Task directions. From the listing that follows, extract every line and set it down unaltered.

Recorded information.

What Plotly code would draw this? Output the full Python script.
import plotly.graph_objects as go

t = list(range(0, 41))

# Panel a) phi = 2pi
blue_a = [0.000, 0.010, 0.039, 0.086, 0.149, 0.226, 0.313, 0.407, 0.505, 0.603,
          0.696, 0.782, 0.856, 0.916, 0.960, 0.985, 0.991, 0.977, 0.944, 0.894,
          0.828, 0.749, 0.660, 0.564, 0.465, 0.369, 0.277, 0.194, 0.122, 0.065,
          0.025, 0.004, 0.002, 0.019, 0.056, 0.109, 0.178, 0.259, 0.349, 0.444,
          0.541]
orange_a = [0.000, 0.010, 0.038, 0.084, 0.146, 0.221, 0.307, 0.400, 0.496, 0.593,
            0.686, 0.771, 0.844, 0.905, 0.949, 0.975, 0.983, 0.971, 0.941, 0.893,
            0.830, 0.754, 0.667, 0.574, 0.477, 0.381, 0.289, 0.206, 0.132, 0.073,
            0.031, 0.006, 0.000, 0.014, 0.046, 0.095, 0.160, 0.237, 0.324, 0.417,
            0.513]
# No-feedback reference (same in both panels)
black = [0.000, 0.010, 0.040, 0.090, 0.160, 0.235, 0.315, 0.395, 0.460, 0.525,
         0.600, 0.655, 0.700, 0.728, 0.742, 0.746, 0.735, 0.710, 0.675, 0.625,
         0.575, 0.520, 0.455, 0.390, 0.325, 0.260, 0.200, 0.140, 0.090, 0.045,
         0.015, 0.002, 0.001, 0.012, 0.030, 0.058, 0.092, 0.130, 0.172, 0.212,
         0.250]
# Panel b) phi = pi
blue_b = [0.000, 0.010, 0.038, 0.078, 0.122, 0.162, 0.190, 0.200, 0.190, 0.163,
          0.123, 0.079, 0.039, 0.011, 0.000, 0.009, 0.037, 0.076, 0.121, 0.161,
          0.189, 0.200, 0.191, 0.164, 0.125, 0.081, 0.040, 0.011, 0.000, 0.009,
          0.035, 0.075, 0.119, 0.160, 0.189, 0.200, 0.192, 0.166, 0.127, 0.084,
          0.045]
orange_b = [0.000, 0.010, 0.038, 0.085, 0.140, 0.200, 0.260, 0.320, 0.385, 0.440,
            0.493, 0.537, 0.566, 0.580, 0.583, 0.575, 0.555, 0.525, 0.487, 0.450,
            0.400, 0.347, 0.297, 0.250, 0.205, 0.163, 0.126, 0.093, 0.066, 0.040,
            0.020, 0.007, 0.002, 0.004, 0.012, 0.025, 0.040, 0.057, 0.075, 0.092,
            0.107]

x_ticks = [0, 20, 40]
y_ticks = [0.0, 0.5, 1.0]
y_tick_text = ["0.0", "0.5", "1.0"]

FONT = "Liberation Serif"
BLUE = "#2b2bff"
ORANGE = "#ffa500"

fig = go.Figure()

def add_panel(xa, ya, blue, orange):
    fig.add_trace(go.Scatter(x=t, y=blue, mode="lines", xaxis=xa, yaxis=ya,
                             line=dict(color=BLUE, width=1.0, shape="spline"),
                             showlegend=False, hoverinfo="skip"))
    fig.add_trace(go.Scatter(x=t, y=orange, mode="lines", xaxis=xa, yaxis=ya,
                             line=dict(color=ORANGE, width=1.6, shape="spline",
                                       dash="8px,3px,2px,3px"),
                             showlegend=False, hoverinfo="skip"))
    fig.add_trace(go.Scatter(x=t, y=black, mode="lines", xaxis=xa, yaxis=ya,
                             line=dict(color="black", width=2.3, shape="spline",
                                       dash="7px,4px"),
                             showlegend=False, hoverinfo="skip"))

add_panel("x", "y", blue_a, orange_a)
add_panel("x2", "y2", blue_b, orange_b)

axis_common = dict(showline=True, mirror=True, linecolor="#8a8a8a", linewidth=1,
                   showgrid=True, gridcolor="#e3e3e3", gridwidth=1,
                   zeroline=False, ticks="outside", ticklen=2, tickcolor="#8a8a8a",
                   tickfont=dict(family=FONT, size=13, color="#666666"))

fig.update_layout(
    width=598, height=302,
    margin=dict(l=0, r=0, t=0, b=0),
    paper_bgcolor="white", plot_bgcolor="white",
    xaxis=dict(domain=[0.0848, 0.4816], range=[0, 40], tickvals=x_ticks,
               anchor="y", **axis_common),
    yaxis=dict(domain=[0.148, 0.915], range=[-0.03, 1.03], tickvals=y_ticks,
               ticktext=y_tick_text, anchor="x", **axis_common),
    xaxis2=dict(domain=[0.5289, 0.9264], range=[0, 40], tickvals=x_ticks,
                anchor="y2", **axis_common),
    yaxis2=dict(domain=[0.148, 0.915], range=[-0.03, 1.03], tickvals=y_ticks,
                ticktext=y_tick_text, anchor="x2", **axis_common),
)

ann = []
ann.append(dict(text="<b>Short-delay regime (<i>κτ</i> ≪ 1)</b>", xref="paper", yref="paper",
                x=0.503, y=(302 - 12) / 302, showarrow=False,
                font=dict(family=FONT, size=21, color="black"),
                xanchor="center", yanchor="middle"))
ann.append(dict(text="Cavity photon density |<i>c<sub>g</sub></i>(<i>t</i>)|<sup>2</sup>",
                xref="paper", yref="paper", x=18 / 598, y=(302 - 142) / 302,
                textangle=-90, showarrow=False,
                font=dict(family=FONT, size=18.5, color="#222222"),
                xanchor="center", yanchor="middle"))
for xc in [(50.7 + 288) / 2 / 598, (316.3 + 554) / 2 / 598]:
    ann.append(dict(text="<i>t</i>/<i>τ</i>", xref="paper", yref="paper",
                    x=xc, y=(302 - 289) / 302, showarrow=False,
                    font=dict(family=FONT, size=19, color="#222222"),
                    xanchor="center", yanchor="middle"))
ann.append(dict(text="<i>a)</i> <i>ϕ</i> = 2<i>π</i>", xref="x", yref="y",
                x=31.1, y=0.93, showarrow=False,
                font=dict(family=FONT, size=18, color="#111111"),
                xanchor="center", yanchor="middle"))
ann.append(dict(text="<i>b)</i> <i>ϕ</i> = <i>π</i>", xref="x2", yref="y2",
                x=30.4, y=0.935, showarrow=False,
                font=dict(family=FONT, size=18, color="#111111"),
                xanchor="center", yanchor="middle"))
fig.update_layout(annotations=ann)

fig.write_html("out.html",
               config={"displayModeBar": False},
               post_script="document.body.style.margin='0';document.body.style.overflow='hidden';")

Response below.
What Plotly code would draw this? Output the full Python script.
import plotly.graph_objects as go

t = list(range(0, 41))

# Panel a) phi = 2pi
blue_a = [0.000, 0.010, 0.039, 0.086, 0.149, 0.226, 0.313, 0.407, 0.505, 0.603,
          0.696, 0.782, 0.856, 0.916, 0.960, 0.985, 0.991, 0.977, 0.944, 0.894,
          0.828, 0.749, 0.660, 0.564, 0.465, 0.369, 0.277, 0.194, 0.122, 0.065,
          0.025, 0.004, 0.002, 0.019, 0.056, 0.109, 0.178, 0.259, 0.349, 0.444,
          0.541]
orange_a = [0.000, 0.010, 0.038, 0.084, 0.146, 0.221, 0.307, 0.400, 0.496, 0.593,
            0.686, 0.771, 0.844, 0.905, 0.949, 0.975, 0.983, 0.971, 0.941, 0.893,
            0.830, 0.754, 0.667, 0.574, 0.477, 0.381, 0.289, 0.206, 0.132, 0.073,
            0.031, 0.006, 0.000, 0.014, 0.046, 0.095, 0.160, 0.237, 0.324, 0.417,
            0.513]
# No-feedback reference (same in both panels)
black = [0.000, 0.010, 0.040, 0.090, 0.160, 0.235, 0.315, 0.395, 0.460, 0.525,
         0.600, 0.655, 0.700, 0.728, 0.742, 0.746, 0.735, 0.710, 0.675, 0.625,
         0.575, 0.520, 0.455, 0.390, 0.325, 0.260, 0.200, 0.140, 0.090, 0.045,
         0.015, 0.002, 0.001, 0.012, 0.030, 0.058, 0.092, 0.130, 0.172, 0.212,
         0.250]
# Panel b) phi = pi
blue_b = [0.000, 0.010, 0.038, 0.078, 0.122, 0.162, 0.190, 0.200, 0.190, 0.163,
          0.123, 0.079, 0.039, 0.011, 0.000, 0.009, 0.037, 0.076, 0.121, 0.161,
          0.189, 0.200, 0.191, 0.164, 0.125, 0.081, 0.040, 0.011, 0.000, 0.009,
          0.035, 0.075, 0.119, 0.160, 0.189, 0.200, 0.192, 0.166, 0.127, 0.084,
          0.045]
orange_b = [0.000, 0.010, 0.038, 0.085, 0.140, 0.200, 0.260, 0.320, 0.385, 0.440,
            0.493, 0.537, 0.566, 0.580, 0.583, 0.575, 0.555, 0.525, 0.487, 0.450,
            0.400, 0.347, 0.297, 0.250, 0.205, 0.163, 0.126, 0.093, 0.066, 0.040,
            0.020, 0.007, 0.002, 0.004, 0.012, 0.025, 0.040, 0.057, 0.075, 0.092,
            0.107]

x_ticks = [0, 20, 40]
y_ticks = [0.0, 0.5, 1.0]
y_tick_text = ["0.0", "0.5", "1.0"]

FONT = "Liberation Serif"
BLUE = "#2b2bff"
ORANGE = "#ffa500"

fig = go.Figure()

def add_panel(xa, ya, blue, orange):
    fig.add_trace(go.Scatter(x=t, y=blue, mode="lines", xaxis=xa, yaxis=ya,
                             line=dict(color=BLUE, width=1.0, shape="spline"),
                             showlegend=False, hoverinfo="skip"))
    fig.add_trace(go.Scatter(x=t, y=orange, mode="lines", xaxis=xa, yaxis=ya,
                             line=dict(color=ORANGE, width=1.6, shape="spline",
                                       dash="8px,3px,2px,3px"),
                             showlegend=False, hoverinfo="skip"))
    fig.add_trace(go.Scatter(x=t, y=black, mode="lines", xaxis=xa, yaxis=ya,
                             line=dict(color="black", width=2.3, shape="spline",
                                       dash="7px,4px"),
                             showlegend=False, hoverinfo="skip"))

add_panel("x", "y", blue_a, orange_a)
add_panel("x2", "y2", blue_b, orange_b)

axis_common = dict(showline=True, mirror=True, linecolor="#8a8a8a", linewidth=1,
                   showgrid=True, gridcolor="#e3e3e3", gridwidth=1,
                   zeroline=False, ticks="outside", ticklen=2, tickcolor="#8a8a8a",
                   tickfont=dict(family=FONT, size=13, color="#666666"))

fig.update_layout(
    width=598, height=302,
    margin=dict(l=0, r=0, t=0, b=0),
    paper_bgcolor="white", plot_bgcolor="white",
    xaxis=dict(domain=[0.0848, 0.4816], range=[0, 40], tickvals=x_ticks,
               anchor="y", **axis_common),
    yaxis=dict(domain=[0.148, 0.915], range=[-0.03, 1.03], tickvals=y_ticks,
               ticktext=y_tick_text, anchor="x", **axis_common),
    xaxis2=dict(domain=[0.5289, 0.9264], range=[0, 40], tickvals=x_ticks,
                anchor="y2", **axis_common),
    yaxis2=dict(domain=[0.148, 0.915], range=[-0.03, 1.03], tickvals=y_ticks,
                ticktext=y_tick_text, anchor="x2", **axis_common),
)

ann = []
ann.append(dict(text="<b>Short-delay regime (<i>κτ</i> ≪ 1)</b>", xref="paper", yref="paper",
                x=0.503, y=(302 - 12) / 302, showarrow=False,
                font=dict(family=FONT, size=21, color="black"),
                xanchor="center", yanchor="middle"))
ann.append(dict(text="Cavity photon density |<i>c<sub>g</sub></i>(<i>t</i>)|<sup>2</sup>",
                xref="paper", yref="paper", x=18 / 598, y=(302 - 142) / 302,
                textangle=-90, showarrow=False,
                font=dict(family=FONT, size=18.5, color="#222222"),
                xanchor="center", yanchor="middle"))
for xc in [(50.7 + 288) / 2 / 598, (316.3 + 554) / 2 / 598]:
    ann.append(dict(text="<i>t</i>/<i>τ</i>", xref="paper", yref="paper",
                    x=xc, y=(302 - 289) / 302, showarrow=False,
                    font=dict(family=FONT, size=19, color="#222222"),
                    xanchor="center", yanchor="middle"))
ann.append(dict(text="<i>a)</i> <i>ϕ</i> = 2<i>π</i>", xref="x", yref="y",
                x=31.1, y=0.93, showarrow=False,
                font=dict(family=FONT, size=18, color="#111111"),
                xanchor="center", yanchor="middle"))
ann.append(dict(text="<i>b)</i> <i>ϕ</i> = <i>π</i>", xref="x2", yref="y2",
                x=30.4, y=0.935, showarrow=False,
                font=dict(family=FONT, size=18, color="#111111"),
                xanchor="center", yanchor="middle"))
fig.update_layout(annotations=ann)

fig.write_html("out.html",
               config={"displayModeBar": False},
               post_script="document.body.style.margin='0';document.body.style.overflow='hidden';")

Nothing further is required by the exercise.